= Washington Nationals (National Association) =

American baseball team of the 1870s

The Washington Nationals of the 1870s were the first important baseball club in the capital city of the United States. They competed briefly in the National Association of Professional Base Ball Players (commonly referred to as the National Association), (Note: The National Association of Professional Base Ball Players (1871–1875) was distinct from the later National Base Ball Association (1879–1880), also referred to as the "National Association", which also included a team known as the Washington Nationals.) the first fully-professional sports league in baseball. The Nationals are considered a major-league team by those who count the National Association as a major league.
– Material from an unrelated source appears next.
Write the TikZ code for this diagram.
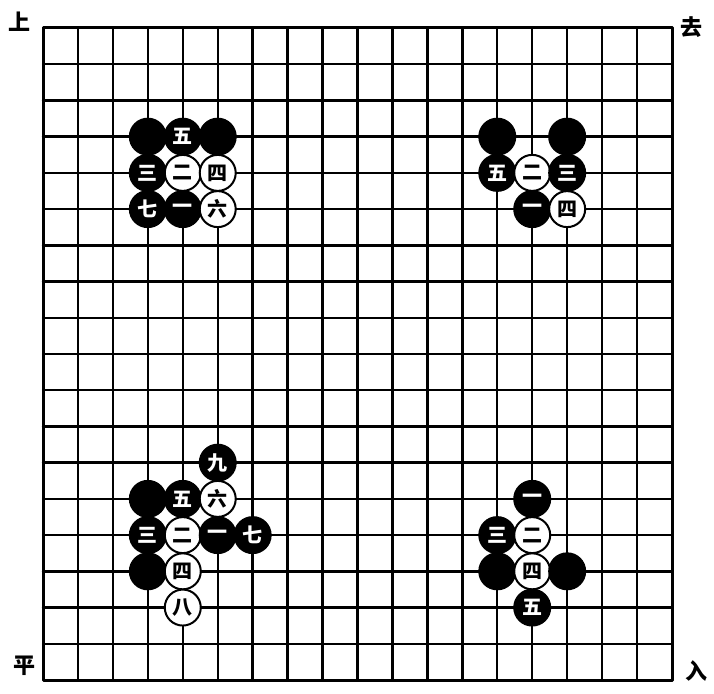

Several other baseball clubs based in Washington, D.C., have also used the historic name Nationals.

The team played their home games at the Nationals Grounds and the Olympics Grounds. They joined the National Association in 1872, playing 11 games that year, and 39 more games in 1873, although some sources recognize the 1873 team as a different franchise named the Washington Blue Legs. Following poor on-field results over that period, that team disbanded after the 1873 season. Another Nationals team was fielded with some of the same players for the 1875 season, but folded before the end of the season.

==Pre-NA==
The first team in Washington, the Potomac Club, was formed in the summer of 1859, and the Nationals were formed in November of the same year; both teams consisted mostly of government clerks. The two teams practiced in the backyard of the White House and played each other in the spring of 1860; the Nationals consistently lost to the superior Potomacs, but the latter disbanded on the outbreak of the Civil War while the Nationals kept playing, and by the end of the war were "solidly in the esteem of Washington fans, with the club's shortstop, slight, 23-year-old Arthur Pue Gorman, the darling of the spectators. Young Gorman quickly rose to stardom on the not-too-brilliant Nationals." (Gorman later became a U.S. Senator from Maryland and a power in the Democratic Party in the late 19th century).
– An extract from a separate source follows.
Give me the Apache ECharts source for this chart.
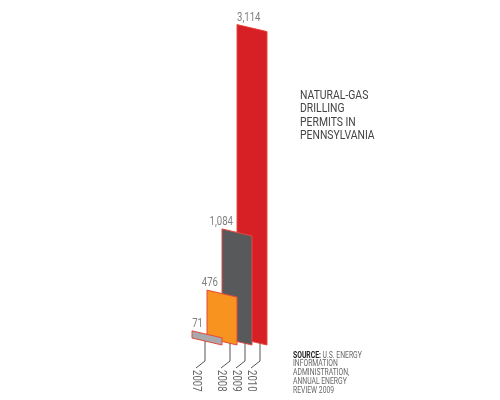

In the summer of 1865 the Nationals invited the Philadelphia Athletics and Brooklyn Atlantics, two of the major teams of the era, to Washington, losing to the former 87–12 and to the latter 34–19, before 6,000 spectators, including President Johnson. They "jealously guarded their amateur status by refusing all payments, including travel expenses."

By 1867, the Nationals were much improved, and the new national network of railroads prompted them "to do the previously unthinkable by becoming the first Eastern team to venture west of the Alleghenies." They defeated the best the locals had to offer, crushing Columbus 90–10, the Cincinnati Red Stockings 53–10, and the Cincinnati Buckeyes 88–12, beating Louisville, Indianapolis, and St. Louis as well before falling to the Rockford Forest Citys (with future Hall of Famer Albert Spalding) 29–23. The Nats ended the road trip the next day by beating the Chicago Excelsiors 49–4. The "considerable expenses" of the tour were made possible by generous
sponsors and "by the indulgence of the Treasury Department."
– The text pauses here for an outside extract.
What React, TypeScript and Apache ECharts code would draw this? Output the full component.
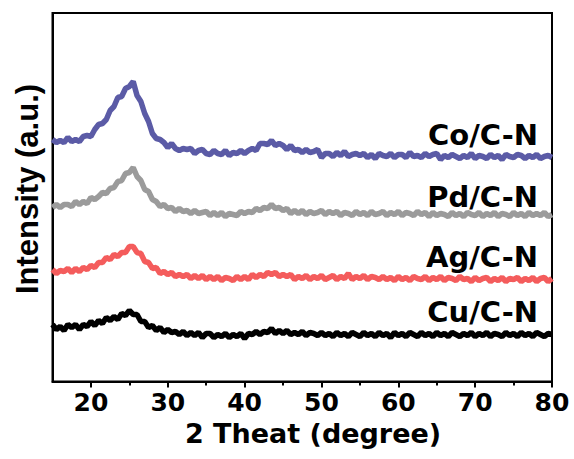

Washington was one of the early homes of commercialism:
One writer, Thomas Henry, said the U. S. Treasury Department was "the real birthplace of professional base ball in Washington." As a source of patronage for good players, this department was widely exploited after the Civil War. In addition, Washington players benefited from the collection plates passed at games. By this kind of enterprise Washington clubs were able to keep a cadre of good players and to offer excellent accommodations. In 1867 the Nationals' park was located on a field four hundred feet square, surrounded by a ten foot fence, and shaded on the north side by roofed stands. To discourage gamblers, a sign which read "Betting Positively Prohibited" was posted.

== 1872 ==

The 1872 Nationals home games were played at Olympics Grounds in Washington, D.C. They lost all 11 games before going out of business. The manager for this season is listed as either Warren White or Joe Miller. The team's leading players include: 1B Paul Hines, 2B Holly Hollingshead, and SS Jacob Doyle.

==1873==

They won 8 games and lost 31. The Blue Legs were managed by Nick Young. Their top hitter was left fielder Paul Hines, who went 60-for-181, a batting average of .331.

== 1875 ==

Although there isn't a firm consensus on whether the 1875 Washington team was the same franchise as the 1872 one, the team fielded for this season fared better, as they won 5 games and lost 23. Hollingshead was again their top hitting regular, though with a much lower batting average of .247. He was also one of the club's managers, along with Bill Parks.

The Washingtons went out of business in St. Louis, Missouri, after playing the local Red Stockings on July 3 and July 4. Next day the players announced by telegraph that a club official had absconded with the funds but (Ryczek 1992: 194) concludes that "the tale had been planted by the players in an effort to find enough good samaritans to foot the bill for the trip home". The club probably failed by "unappealing play" and consequent receipts too small to support travel. On the final trip, they lost two in Philadelphia and five of six in St. Louis. The final game was a 12–5 victory but the two local teams outscored Washington 42–5 in the first five games, which must have been repelling.